━━━━━ DATASET EXTRACT ━━━━━

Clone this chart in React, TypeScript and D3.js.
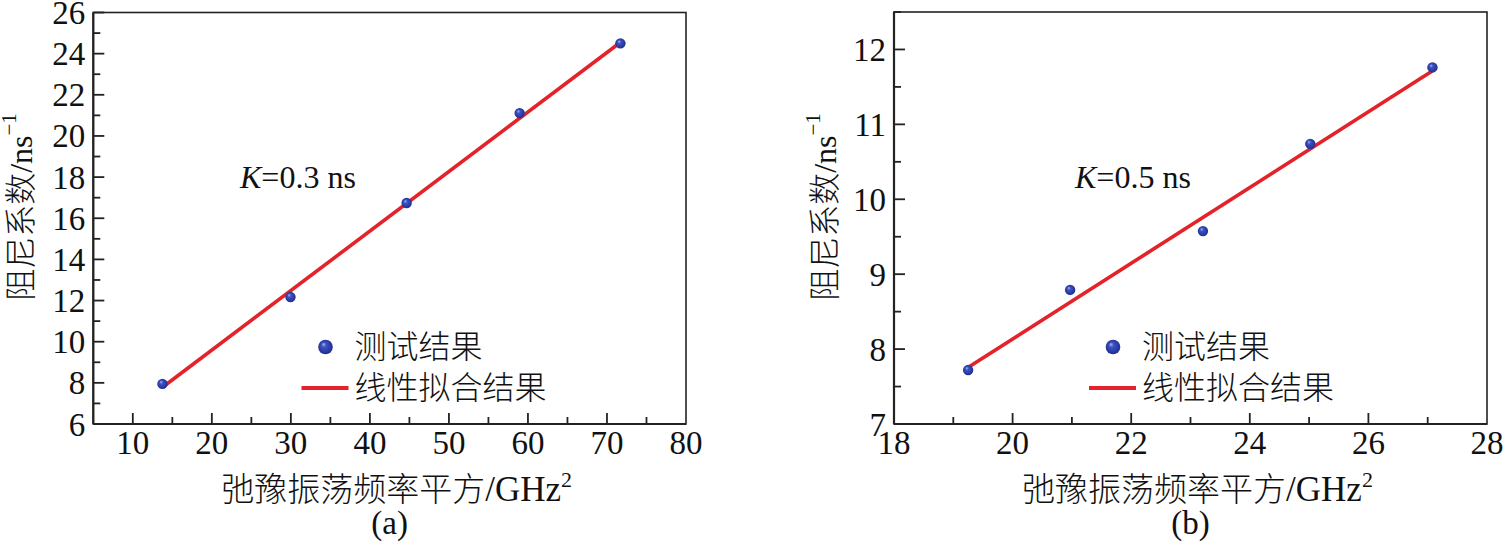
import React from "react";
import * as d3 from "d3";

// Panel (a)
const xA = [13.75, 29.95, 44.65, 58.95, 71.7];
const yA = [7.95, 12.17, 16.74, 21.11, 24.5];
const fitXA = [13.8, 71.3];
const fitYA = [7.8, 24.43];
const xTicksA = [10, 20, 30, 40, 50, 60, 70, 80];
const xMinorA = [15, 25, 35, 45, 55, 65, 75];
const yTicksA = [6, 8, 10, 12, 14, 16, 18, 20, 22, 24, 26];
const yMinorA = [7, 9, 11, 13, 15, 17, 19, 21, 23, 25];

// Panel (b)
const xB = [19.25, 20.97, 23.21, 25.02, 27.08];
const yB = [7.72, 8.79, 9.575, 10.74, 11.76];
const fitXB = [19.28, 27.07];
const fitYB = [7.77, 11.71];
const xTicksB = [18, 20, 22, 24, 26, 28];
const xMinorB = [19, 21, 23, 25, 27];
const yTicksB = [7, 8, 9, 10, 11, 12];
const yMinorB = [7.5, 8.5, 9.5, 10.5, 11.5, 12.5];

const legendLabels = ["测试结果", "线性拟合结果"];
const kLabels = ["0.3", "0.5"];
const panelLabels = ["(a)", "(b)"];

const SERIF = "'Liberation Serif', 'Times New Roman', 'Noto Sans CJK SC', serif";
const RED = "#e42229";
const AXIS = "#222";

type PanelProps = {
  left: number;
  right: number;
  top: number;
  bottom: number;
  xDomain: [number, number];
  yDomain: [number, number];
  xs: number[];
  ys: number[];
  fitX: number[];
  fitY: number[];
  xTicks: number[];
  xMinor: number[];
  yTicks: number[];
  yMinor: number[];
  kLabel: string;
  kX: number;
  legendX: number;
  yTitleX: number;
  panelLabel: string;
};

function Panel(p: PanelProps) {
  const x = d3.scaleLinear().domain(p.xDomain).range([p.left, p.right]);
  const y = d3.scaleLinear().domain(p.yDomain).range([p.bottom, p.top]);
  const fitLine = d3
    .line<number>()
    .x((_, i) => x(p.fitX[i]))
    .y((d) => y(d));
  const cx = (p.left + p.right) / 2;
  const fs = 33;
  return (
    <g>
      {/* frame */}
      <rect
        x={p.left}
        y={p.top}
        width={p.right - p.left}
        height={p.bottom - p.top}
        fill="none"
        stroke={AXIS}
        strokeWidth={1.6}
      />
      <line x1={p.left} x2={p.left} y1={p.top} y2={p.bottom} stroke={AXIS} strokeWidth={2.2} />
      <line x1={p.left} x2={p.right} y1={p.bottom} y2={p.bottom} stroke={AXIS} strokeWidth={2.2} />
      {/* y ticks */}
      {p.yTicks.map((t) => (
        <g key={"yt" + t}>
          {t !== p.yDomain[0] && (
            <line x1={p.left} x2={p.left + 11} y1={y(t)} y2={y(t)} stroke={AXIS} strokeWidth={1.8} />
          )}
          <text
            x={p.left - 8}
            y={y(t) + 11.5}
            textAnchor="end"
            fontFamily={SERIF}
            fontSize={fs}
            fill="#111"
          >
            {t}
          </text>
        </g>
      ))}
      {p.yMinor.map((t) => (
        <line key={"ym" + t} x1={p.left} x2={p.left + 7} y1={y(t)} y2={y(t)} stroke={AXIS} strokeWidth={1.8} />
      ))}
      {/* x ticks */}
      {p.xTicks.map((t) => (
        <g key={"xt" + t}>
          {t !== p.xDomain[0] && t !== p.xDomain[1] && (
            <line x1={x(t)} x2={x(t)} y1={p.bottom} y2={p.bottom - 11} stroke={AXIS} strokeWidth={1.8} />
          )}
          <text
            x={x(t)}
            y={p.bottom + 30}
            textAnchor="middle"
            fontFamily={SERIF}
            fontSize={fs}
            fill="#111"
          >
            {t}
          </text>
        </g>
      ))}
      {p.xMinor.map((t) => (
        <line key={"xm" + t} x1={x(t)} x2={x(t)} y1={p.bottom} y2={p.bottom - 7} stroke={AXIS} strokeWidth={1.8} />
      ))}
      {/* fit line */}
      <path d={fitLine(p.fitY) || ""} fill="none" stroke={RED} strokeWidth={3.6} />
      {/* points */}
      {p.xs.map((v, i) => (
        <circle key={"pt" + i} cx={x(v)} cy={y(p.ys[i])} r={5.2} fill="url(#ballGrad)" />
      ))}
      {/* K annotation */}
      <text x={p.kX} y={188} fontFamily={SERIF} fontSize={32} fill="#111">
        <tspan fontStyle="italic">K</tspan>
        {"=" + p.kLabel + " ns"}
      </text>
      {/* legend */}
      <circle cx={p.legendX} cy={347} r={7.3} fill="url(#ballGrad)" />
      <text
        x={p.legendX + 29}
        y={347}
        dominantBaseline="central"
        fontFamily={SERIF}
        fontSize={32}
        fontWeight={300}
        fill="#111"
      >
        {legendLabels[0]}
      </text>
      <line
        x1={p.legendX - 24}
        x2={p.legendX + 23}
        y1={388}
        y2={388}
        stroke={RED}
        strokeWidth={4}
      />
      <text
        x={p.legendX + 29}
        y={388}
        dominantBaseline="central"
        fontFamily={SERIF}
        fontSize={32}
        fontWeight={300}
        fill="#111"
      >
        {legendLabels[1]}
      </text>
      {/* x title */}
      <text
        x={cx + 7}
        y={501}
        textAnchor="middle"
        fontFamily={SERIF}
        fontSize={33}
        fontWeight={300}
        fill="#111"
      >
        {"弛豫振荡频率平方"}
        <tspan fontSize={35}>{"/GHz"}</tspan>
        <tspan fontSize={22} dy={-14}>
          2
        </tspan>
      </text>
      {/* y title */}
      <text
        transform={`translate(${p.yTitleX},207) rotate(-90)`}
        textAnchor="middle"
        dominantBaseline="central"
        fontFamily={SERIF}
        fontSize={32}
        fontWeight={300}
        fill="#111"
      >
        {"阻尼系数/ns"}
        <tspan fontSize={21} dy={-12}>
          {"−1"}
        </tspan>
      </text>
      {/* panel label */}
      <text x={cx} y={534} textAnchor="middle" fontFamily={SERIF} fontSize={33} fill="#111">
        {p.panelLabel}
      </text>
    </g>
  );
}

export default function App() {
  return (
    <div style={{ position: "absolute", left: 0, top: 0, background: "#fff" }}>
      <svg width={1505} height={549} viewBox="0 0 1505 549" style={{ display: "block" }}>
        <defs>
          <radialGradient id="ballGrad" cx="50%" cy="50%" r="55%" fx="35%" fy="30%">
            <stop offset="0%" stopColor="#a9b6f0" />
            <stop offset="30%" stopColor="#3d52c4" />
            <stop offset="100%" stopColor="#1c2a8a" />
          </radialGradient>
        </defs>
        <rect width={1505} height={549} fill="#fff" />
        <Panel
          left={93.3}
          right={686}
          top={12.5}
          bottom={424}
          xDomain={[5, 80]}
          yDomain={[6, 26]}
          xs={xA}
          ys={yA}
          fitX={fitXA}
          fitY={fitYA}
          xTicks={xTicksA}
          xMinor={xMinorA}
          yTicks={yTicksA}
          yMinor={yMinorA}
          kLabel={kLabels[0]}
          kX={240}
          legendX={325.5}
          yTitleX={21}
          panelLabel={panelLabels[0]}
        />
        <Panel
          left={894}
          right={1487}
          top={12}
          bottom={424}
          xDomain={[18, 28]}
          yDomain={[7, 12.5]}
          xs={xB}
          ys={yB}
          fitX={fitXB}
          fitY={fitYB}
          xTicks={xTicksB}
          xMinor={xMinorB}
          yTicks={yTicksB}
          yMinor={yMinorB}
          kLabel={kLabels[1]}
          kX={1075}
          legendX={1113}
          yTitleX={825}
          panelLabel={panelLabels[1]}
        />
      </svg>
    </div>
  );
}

━━━━━

• _SET TASK_
Give the material again exactly as it is, but keep the pictures out.

• _RESULT FOR THIS EXERCISE_
Clone this chart in React, TypeScript and D3.js.
import React from "react";
import * as d3 from "d3";

// Panel (a)
const xA = [13.75, 29.95, 44.65, 58.95, 71.7];
const yA = [7.95, 12.17, 16.74, 21.11, 24.5];
const fitXA = [13.8, 71.3];
const fitYA = [7.8, 24.43];
const xTicksA = [10, 20, 30, 40, 50, 60, 70, 80];
const xMinorA = [15, 25, 35, 45, 55, 65, 75];
const yTicksA = [6, 8, 10, 12, 14, 16, 18, 20, 22, 24, 26];
const yMinorA = [7, 9, 11, 13, 15, 17, 19, 21, 23, 25];

// Panel (b)
const xB = [19.25, 20.97, 23.21, 25.02, 27.08];
const yB = [7.72, 8.79, 9.575, 10.74, 11.76];
const fitXB = [19.28, 27.07];
const fitYB = [7.77, 11.71];
const xTicksB = [18, 20, 22, 24, 26, 28];
const xMinorB = [19, 21, 23, 25, 27];
const yTicksB = [7, 8, 9, 10, 11, 12];
const yMinorB = [7.5, 8.5, 9.5, 10.5, 11.5, 12.5];

const legendLabels = ["测试结果", "线性拟合结果"];
const kLabels = ["0.3", "0.5"];
const panelLabels = ["(a)", "(b)"];

const SERIF = "'Liberation Serif', 'Times New Roman', 'Noto Sans CJK SC', serif";
const RED = "#e42229";
const AXIS = "#222";

type PanelProps = {
  left: number;
  right: number;
  top: number;
  bottom: number;
  xDomain: [number, number];
  yDomain: [number, number];
  xs: number[];
  ys: number[];
  fitX: number[];
  fitY: number[];
  xTicks: number[];
  xMinor: number[];
  yTicks: number[];
  yMinor: number[];
  kLabel: string;
  kX: number;
  legendX: number;
  yTitleX: number;
  panelLabel: string;
};

function Panel(p: PanelProps) {
  const x = d3.scaleLinear().domain(p.xDomain).range([p.left, p.right]);
  const y = d3.scaleLinear().domain(p.yDomain).range([p.bottom, p.top]);
  const fitLine = d3
    .line<number>()
    .x((_, i) => x(p.fitX[i]))
    .y((d) => y(d));
  const cx = (p.left + p.right) / 2;
  const fs = 33;
  return (
    <g>
      {/* frame */}
      <rect
        x={p.left}
        y={p.top}
        width={p.right - p.left}
        height={p.bottom - p.top}
        fill="none"
        stroke={AXIS}
        strokeWidth={1.6}
      />
      <line x1={p.left} x2={p.left} y1={p.top} y2={p.bottom} stroke={AXIS} strokeWidth={2.2} />
      <line x1={p.left} x2={p.right} y1={p.bottom} y2={p.bottom} stroke={AXIS} strokeWidth={2.2} />
      {/* y ticks */}
      {p.yTicks.map((t) => (
        <g key={"yt" + t}>
          {t !== p.yDomain[0] && (
            <line x1={p.left} x2={p.left + 11} y1={y(t)} y2={y(t)} stroke={AXIS} strokeWidth={1.8} />
          )}
          <text
            x={p.left - 8}
            y={y(t) + 11.5}
            textAnchor="end"
            fontFamily={SERIF}
            fontSize={fs}
            fill="#111"
          >
            {t}
          </text>
        </g>
      ))}
      {p.yMinor.map((t) => (
        <line key={"ym" + t} x1={p.left} x2={p.left + 7} y1={y(t)} y2={y(t)} stroke={AXIS} strokeWidth={1.8} />
      ))}
      {/* x ticks */}
      {p.xTicks.map((t) => (
        <g key={"xt" + t}>
          {t !== p.xDomain[0] && t !== p.xDomain[1] && (
            <line x1={x(t)} x2={x(t)} y1={p.bottom} y2={p.bottom - 11} stroke={AXIS} strokeWidth={1.8} />
          )}
          <text
            x={x(t)}
            y={p.bottom + 30}
            textAnchor="middle"
            fontFamily={SERIF}
            fontSize={fs}
            fill="#111"
          >
            {t}
          </text>
        </g>
      ))}
      {p.xMinor.map((t) => (
        <line key={"xm" + t} x1={x(t)} x2={x(t)} y1={p.bottom} y2={p.bottom - 7} stroke={AXIS} strokeWidth={1.8} />
      ))}
      {/* fit line */}
      <path d={fitLine(p.fitY) || ""} fill="none" stroke={RED} strokeWidth={3.6} />
      {/* points */}
      {p.xs.map((v, i) => (
        <circle key={"pt" + i} cx={x(v)} cy={y(p.ys[i])} r={5.2} fill="url(#ballGrad)" />
      ))}
      {/* K annotation */}
      <text x={p.kX} y={188} fontFamily={SERIF} fontSize={32} fill="#111">
        <tspan fontStyle="italic">K</tspan>
        {"=" + p.kLabel + " ns"}
      </text>
      {/* legend */}
      <circle cx={p.legendX} cy={347} r={7.3} fill="url(#ballGrad)" />
      <text
        x={p.legendX + 29}
        y={347}
        dominantBaseline="central"
        fontFamily={SERIF}
        fontSize={32}
        fontWeight={300}
        fill="#111"
      >
        {legendLabels[0]}
      </text>
      <line
        x1={p.legendX - 24}
        x2={p.legendX + 23}
        y1={388}
        y2={388}
        stroke={RED}
        strokeWidth={4}
      />
      <text
        x={p.legendX + 29}
        y={388}
        dominantBaseline="central"
        fontFamily={SERIF}
        fontSize={32}
        fontWeight={300}
        fill="#111"
      >
        {legendLabels[1]}
      </text>
      {/* x title */}
      <text
        x={cx + 7}
        y={501}
        textAnchor="middle"
        fontFamily={SERIF}
        fontSize={33}
        fontWeight={300}
        fill="#111"
      >
        {"弛豫振荡频率平方"}
        <tspan fontSize={35}>{"/GHz"}</tspan>
        <tspan fontSize={22} dy={-14}>
          2
        </tspan>
      </text>
      {/* y title */}
      <text
        transform={`translate(${p.yTitleX},207) rotate(-90)`}
        textAnchor="middle"
        dominantBaseline="central"
        fontFamily={SERIF}
        fontSize={32}
        fontWeight={300}
        fill="#111"
      >
        {"阻尼系数/ns"}
        <tspan fontSize={21} dy={-12}>
          {"−1"}
        </tspan>
      </text>
      {/* panel label */}
      <text x={cx} y={534} textAnchor="middle" fontFamily={SERIF} fontSize={33} fill="#111">
        {p.panelLabel}
      </text>
    </g>
  );
}

export default function App() {
  return (
    <div style={{ position: "absolute", left: 0, top: 0, background: "#fff" }}>
      <svg width={1505} height={549} viewBox="0 0 1505 549" style={{ display: "block" }}>
        <defs>
          <radialGradient id="ballGrad" cx="50%" cy="50%" r="55%" fx="35%" fy="30%">
            <stop offset="0%" stopColor="#a9b6f0" />
            <stop offset="30%" stopColor="#3d52c4" />
            <stop offset="100%" stopColor="#1c2a8a" />
          </radialGradient>
        </defs>
        <rect width={1505} height={549} fill="#fff" />
        <Panel
          left={93.3}
          right={686}
          top={12.5}
          bottom={424}
          xDomain={[5, 80]}
          yDomain={[6, 26]}
          xs={xA}
          ys={yA}
          fitX={fitXA}
          fitY={fitYA}
          xTicks={xTicksA}
          xMinor={xMinorA}
          yTicks={yTicksA}
          yMinor={yMinorA}
          kLabel={kLabels[0]}
          kX={240}
          legendX={325.5}
          yTitleX={21}
          panelLabel={panelLabels[0]}
        />
        <Panel
          left={894}
          right={1487}
          top={12}
          bottom={424}
          xDomain={[18, 28]}
          yDomain={[7, 12.5]}
          xs={xB}
          ys={yB}
          fitX={fitXB}
          fitY={fitYB}
          xTicks={xTicksB}
          xMinor={xMinorB}
          yTicks={yTicksB}
          yMinor={yMinorB}
          kLabel={kLabels[1]}
          kX={1075}
          legendX={1113}
          yTitleX={825}
          panelLabel={panelLabels[1]}
        />
      </svg>
    </div>
  );
}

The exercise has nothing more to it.